▸ Exercise objective
Repeat the whole listing exactly.

━━━ Information provided

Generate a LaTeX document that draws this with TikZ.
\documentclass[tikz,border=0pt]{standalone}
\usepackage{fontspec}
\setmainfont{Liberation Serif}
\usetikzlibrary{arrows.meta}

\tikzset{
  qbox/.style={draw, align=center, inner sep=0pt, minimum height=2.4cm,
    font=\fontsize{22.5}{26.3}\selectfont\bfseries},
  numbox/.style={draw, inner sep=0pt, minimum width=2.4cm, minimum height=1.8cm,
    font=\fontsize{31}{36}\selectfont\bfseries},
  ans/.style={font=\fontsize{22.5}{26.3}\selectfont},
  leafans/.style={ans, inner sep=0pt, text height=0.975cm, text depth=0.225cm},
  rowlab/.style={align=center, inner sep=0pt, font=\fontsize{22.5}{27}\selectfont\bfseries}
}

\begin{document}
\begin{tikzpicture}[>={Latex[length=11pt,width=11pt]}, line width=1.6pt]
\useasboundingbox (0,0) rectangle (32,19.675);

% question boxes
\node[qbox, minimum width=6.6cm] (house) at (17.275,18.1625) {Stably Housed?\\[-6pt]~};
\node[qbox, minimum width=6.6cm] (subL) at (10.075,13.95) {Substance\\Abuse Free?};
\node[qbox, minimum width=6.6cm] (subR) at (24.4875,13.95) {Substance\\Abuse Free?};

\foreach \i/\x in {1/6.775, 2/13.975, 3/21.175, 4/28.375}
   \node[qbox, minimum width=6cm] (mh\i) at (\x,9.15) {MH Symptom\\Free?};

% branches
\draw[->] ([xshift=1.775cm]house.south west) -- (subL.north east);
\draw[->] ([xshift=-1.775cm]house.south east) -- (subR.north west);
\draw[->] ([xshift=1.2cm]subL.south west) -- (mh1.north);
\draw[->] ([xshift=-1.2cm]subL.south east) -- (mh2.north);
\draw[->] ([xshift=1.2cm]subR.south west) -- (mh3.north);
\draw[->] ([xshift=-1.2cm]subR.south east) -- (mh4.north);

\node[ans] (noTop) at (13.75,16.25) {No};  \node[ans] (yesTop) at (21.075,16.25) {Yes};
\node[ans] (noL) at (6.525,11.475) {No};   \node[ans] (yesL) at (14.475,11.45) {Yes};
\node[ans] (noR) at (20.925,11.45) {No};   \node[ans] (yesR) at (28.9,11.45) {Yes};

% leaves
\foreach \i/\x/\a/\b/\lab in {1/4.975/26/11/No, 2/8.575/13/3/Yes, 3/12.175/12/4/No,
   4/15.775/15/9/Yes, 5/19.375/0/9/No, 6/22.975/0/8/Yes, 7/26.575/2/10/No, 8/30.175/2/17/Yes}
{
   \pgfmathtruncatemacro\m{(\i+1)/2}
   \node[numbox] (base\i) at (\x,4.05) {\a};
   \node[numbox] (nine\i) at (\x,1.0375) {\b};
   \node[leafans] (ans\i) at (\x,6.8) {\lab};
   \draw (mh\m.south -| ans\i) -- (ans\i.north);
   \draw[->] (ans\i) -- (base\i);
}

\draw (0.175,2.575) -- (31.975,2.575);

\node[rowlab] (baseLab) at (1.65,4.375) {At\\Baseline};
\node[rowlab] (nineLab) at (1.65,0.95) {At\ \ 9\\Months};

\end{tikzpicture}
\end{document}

━━━━━━

▸ The response
Generate a LaTeX document that draws this with TikZ.
\documentclass[tikz,border=0pt]{standalone}
\usepackage{fontspec}
\setmainfont{Liberation Serif}
\usetikzlibrary{arrows.meta}

\tikzset{
  qbox/.style={draw, align=center, inner sep=0pt, minimum height=2.4cm,
    font=\fontsize{22.5}{26.3}\selectfont\bfseries},
  numbox/.style={draw, inner sep=0pt, minimum width=2.4cm, minimum height=1.8cm,
    font=\fontsize{31}{36}\selectfont\bfseries},
  ans/.style={font=\fontsize{22.5}{26.3}\selectfont},
  leafans/.style={ans, inner sep=0pt, text height=0.975cm, text depth=0.225cm},
  rowlab/.style={align=center, inner sep=0pt, font=\fontsize{22.5}{27}\selectfont\bfseries}
}

\begin{document}
\begin{tikzpicture}[>={Latex[length=11pt,width=11pt]}, line width=1.6pt]
\useasboundingbox (0,0) rectangle (32,19.675);

% question boxes
\node[qbox, minimum width=6.6cm] (house) at (17.275,18.1625) {Stably Housed?\\[-6pt]~};
\node[qbox, minimum width=6.6cm] (subL) at (10.075,13.95) {Substance\\Abuse Free?};
\node[qbox, minimum width=6.6cm] (subR) at (24.4875,13.95) {Substance\\Abuse Free?};

\foreach \i/\x in {1/6.775, 2/13.975, 3/21.175, 4/28.375}
   \node[qbox, minimum width=6cm] (mh\i) at (\x,9.15) {MH Symptom\\Free?};

% branches
\draw[->] ([xshift=1.775cm]house.south west) -- (subL.north east);
\draw[->] ([xshift=-1.775cm]house.south east) -- (subR.north west);
\draw[->] ([xshift=1.2cm]subL.south west) -- (mh1.north);
\draw[->] ([xshift=-1.2cm]subL.south east) -- (mh2.north);
\draw[->] ([xshift=1.2cm]subR.south west) -- (mh3.north);
\draw[->] ([xshift=-1.2cm]subR.south east) -- (mh4.north);

\node[ans] (noTop) at (13.75,16.25) {No};  \node[ans] (yesTop) at (21.075,16.25) {Yes};
\node[ans] (noL) at (6.525,11.475) {No};   \node[ans] (yesL) at (14.475,11.45) {Yes};
\node[ans] (noR) at (20.925,11.45) {No};   \node[ans] (yesR) at (28.9,11.45) {Yes};

% leaves
\foreach \i/\x/\a/\b/\lab in {1/4.975/26/11/No, 2/8.575/13/3/Yes, 3/12.175/12/4/No,
   4/15.775/15/9/Yes, 5/19.375/0/9/No, 6/22.975/0/8/Yes, 7/26.575/2/10/No, 8/30.175/2/17/Yes}
{
   \pgfmathtruncatemacro\m{(\i+1)/2}
   \node[numbox] (base\i) at (\x,4.05) {\a};
   \node[numbox] (nine\i) at (\x,1.0375) {\b};
   \node[leafans] (ans\i) at (\x,6.8) {\lab};
   \draw (mh\m.south -| ans\i) -- (ans\i.north);
   \draw[->] (ans\i) -- (base\i);
}

\draw (0.175,2.575) -- (31.975,2.575);

\node[rowlab] (baseLab) at (1.65,4.375) {At\\Baseline};
\node[rowlab] (nineLab) at (1.65,0.95) {At\ \ 9\\Months};

\end{tikzpicture}
\end{document}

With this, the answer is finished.